Ocasio-Cortez backtracks on Amazon NYC headquarters, top aide says she 'welcomes having a community process'
Alexandria Ocasio-Cortez's top aide, Saikat Chakrabarti, said the congresswoman would likely back Amazon's New York City headquarters if the process is done with community input
New York Representative Alexandria Ocasio-Cortez is reportedly backtracking on her stance on the $3 billion in tax breaks offered to Amazon to build a second headquarters in New York. According to her chief of staff, Saikat Chakrabarti, the congresswoman would likely back the deal if the process is done with community input.

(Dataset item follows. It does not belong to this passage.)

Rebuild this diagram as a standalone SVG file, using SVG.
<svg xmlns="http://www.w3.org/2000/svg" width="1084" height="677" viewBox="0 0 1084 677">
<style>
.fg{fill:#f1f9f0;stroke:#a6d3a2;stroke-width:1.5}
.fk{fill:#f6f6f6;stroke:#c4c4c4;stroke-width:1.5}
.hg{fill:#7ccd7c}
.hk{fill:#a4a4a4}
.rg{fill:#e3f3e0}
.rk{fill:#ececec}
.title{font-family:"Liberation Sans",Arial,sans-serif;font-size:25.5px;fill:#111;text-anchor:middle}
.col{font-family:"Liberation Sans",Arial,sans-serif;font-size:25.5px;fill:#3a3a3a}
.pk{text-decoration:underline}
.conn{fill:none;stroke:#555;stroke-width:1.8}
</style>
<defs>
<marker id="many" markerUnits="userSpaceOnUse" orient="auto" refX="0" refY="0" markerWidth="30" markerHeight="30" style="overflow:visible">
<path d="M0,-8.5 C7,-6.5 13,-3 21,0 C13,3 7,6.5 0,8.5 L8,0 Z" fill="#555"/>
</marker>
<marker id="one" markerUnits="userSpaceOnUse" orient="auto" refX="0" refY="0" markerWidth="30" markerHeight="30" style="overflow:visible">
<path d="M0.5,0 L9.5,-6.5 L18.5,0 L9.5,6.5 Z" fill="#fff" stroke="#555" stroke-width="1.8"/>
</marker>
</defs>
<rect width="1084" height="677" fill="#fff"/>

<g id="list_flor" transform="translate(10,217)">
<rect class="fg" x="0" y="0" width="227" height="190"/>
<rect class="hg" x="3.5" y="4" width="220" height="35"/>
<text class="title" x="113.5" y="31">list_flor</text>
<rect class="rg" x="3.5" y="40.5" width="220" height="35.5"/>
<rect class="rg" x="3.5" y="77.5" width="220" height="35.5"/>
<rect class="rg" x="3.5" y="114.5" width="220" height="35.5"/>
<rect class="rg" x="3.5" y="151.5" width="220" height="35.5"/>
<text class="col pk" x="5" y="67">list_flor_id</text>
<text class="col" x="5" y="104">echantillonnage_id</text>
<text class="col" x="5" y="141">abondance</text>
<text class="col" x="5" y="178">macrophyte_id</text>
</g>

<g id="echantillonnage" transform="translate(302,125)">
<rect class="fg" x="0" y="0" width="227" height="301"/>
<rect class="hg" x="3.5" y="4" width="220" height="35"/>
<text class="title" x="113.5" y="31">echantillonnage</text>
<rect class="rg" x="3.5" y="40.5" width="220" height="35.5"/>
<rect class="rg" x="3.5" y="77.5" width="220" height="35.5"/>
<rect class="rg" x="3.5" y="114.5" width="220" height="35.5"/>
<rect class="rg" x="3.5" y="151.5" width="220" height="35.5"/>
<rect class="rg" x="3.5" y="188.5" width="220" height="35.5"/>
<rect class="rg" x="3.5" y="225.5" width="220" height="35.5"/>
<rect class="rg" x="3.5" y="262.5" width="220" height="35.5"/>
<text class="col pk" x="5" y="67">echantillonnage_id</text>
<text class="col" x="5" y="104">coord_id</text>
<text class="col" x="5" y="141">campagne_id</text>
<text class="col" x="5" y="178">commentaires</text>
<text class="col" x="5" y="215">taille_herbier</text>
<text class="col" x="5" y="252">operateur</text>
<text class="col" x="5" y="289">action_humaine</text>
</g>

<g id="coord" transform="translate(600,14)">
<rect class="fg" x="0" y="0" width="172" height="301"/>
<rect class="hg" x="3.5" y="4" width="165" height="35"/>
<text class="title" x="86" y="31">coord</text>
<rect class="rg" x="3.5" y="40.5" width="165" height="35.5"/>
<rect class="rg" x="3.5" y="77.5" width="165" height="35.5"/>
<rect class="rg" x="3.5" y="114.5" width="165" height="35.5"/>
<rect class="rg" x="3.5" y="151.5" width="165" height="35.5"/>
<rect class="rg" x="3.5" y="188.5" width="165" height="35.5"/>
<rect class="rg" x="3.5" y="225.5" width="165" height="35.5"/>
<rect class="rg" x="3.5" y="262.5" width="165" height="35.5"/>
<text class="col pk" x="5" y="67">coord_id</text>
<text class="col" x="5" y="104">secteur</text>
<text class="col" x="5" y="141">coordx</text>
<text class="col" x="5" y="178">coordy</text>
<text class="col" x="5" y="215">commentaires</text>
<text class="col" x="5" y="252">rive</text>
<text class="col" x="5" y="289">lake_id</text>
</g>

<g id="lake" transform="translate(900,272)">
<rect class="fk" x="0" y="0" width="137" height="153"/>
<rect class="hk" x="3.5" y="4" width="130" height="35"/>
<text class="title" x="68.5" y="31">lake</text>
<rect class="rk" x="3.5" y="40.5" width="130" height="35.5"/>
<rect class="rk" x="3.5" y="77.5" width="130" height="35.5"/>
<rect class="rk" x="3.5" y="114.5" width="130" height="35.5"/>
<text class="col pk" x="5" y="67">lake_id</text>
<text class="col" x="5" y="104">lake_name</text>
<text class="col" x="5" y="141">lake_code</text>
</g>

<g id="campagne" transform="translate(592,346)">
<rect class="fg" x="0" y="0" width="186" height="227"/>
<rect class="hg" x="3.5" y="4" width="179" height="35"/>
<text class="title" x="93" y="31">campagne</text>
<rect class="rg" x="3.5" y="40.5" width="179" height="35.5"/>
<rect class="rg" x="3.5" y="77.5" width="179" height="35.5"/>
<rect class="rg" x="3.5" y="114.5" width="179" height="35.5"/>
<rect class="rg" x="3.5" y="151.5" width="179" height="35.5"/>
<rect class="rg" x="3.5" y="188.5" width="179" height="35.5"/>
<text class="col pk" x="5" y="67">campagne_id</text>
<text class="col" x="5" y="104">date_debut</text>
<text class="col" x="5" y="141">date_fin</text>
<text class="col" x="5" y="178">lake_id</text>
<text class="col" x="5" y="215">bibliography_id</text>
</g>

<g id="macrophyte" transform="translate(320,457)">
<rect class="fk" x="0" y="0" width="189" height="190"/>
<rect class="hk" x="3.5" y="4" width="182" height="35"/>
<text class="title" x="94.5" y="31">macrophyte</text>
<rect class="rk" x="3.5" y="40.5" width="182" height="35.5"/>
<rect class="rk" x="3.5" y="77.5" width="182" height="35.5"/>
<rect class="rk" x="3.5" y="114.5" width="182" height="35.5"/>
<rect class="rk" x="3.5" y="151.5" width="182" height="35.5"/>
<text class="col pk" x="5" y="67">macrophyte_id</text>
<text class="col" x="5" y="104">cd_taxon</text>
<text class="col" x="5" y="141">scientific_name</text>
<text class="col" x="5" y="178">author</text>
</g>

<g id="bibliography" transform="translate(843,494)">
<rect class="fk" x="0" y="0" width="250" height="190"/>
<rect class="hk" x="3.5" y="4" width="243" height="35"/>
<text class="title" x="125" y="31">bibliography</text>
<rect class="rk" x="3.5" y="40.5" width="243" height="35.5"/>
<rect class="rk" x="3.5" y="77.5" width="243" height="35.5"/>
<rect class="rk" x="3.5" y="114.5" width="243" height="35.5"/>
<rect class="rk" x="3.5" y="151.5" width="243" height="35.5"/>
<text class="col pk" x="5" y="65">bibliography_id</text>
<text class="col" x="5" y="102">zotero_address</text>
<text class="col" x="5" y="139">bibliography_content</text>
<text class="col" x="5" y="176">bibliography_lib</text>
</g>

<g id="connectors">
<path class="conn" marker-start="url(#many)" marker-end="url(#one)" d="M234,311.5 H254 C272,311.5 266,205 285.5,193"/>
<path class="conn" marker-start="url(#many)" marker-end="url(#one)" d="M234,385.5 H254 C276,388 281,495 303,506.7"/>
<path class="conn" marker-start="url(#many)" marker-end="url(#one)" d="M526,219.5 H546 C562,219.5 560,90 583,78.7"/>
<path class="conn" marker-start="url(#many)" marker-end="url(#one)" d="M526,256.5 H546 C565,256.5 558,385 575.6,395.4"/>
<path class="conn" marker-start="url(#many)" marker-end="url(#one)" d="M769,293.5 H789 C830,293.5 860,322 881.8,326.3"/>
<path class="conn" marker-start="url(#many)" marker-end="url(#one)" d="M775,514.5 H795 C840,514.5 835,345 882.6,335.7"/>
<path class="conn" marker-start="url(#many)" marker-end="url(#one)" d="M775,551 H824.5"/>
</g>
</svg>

"We welcome a process, we welcome having a community process, but I don't know where the talks are at at this stage," AOC's top aide told Bloomberg Television. "What she was vocal about was the process by which it happened, the deal. Amazon is the company that chose to step away from the negotiating table."

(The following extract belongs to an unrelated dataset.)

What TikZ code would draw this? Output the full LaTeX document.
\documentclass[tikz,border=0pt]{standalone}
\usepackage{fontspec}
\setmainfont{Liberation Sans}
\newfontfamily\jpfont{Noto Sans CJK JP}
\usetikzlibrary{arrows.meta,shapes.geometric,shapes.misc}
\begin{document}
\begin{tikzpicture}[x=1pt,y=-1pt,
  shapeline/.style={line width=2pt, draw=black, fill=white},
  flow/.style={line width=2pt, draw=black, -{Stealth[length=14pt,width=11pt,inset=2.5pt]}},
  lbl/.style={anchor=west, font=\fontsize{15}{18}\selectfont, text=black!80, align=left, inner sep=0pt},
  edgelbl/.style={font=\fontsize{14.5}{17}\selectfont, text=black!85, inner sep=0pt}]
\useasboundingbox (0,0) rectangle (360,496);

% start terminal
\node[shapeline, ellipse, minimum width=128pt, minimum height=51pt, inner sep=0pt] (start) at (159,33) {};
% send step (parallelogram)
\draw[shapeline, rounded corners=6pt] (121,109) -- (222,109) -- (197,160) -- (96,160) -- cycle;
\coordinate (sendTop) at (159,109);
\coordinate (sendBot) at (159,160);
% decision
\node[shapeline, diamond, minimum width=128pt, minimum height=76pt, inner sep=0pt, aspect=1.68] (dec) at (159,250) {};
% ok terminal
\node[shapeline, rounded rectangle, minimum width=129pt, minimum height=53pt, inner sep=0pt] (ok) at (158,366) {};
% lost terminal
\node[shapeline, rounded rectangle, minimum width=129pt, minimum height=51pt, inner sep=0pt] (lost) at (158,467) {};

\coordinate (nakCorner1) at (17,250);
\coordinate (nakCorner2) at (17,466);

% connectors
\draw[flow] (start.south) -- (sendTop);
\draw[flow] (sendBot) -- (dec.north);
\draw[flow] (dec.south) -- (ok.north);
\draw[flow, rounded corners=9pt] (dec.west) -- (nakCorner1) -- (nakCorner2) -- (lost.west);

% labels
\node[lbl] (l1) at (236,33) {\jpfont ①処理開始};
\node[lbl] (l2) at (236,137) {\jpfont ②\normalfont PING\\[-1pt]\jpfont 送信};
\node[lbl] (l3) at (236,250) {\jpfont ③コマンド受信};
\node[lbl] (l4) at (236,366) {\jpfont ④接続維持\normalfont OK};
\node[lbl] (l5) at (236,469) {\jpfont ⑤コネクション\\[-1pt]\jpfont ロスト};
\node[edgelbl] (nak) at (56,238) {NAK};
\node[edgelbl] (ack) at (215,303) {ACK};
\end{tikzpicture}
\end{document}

Reports state that the stark change in AOC's stance came after she faced intense criticism for her opposition to the deal, which would have brought nearly 25,000 jobs to the region. Amazon eventually changed its decision about building its headquarters in Queens, scrapping the idea altogether.
Shortly after its decision, the firm put up a billboard in Times Square, offering a mocking "thanks" to Ocasio-Cortez for her opposition. Amazon blamed the NY congresswoman and other opponents for its decision to kill the deal, saying that the lawmakers had created a hostile "environment" for the company in the region.

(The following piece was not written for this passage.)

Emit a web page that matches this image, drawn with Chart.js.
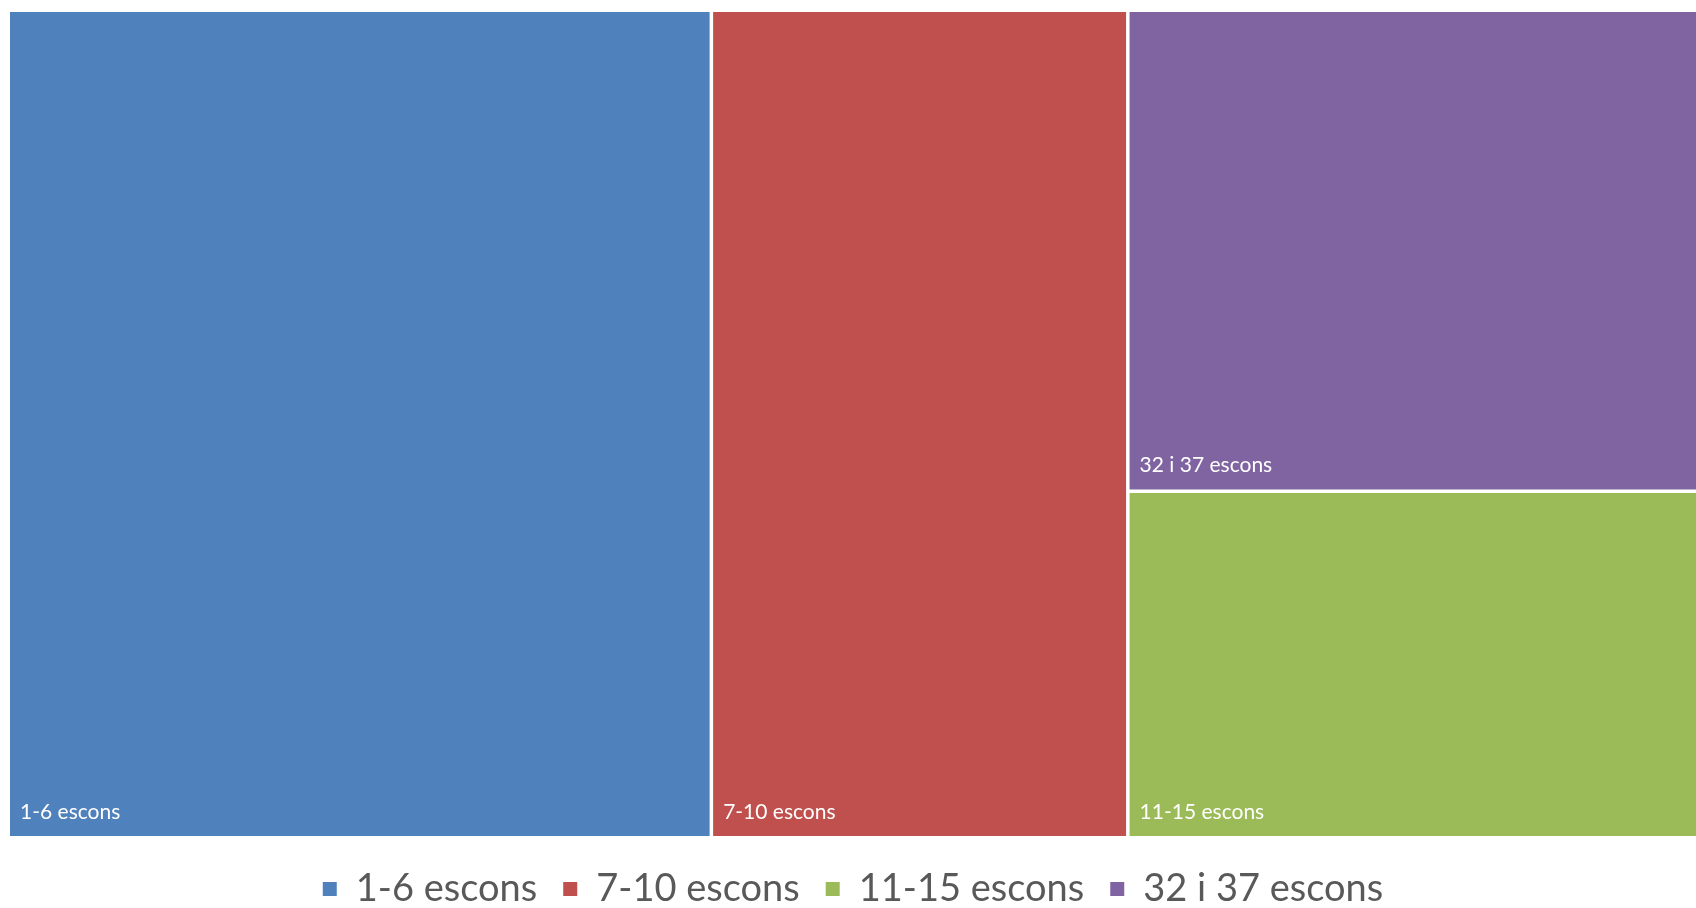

The youngest congresswoman in US history celebrated after Amazon announced its decision, stating it would not be building its second headquarters in Queens.
"Anything is possible: today was the day a group of dedicated, everyday New Yorkers & their neighbors defeated Amazon's corporate greed, its worker exploitation, and the power of the richest man in the world," the New York representative, who is a self-described socialist, had tweeted. The congresswoman has been against Amazon's plans, citing local displacement and rent hikes in the region.
However, Ocasio-Cortez received heavy backlash from members of both the parties when she argued that the $3 billion in tax breaks offered to Amazon to build a second headquarters in Queens, New York, would be better spent hiring teachers and fixing the city's crumbling subway system.
Amazon's head of policy communications, Jodi Seth, while speaking about the firm's withdrawal last month, blamed the NY congresswoman's anti-Amazon rhetoric, saying: "If you talk to Alexandria Ocasio-Cortez, it's 'Never Amazon.'"
New York Gov. Andrew Cuomo, after Amazon's decision to scrap the deal, said that the city had lost a golden opportunity to be "an emerging center for tech." He had previously called Amazon move "an extraordinary economic win not just for Queens and New York City, but for the entire region, from Long Island to Albany's nanotech center."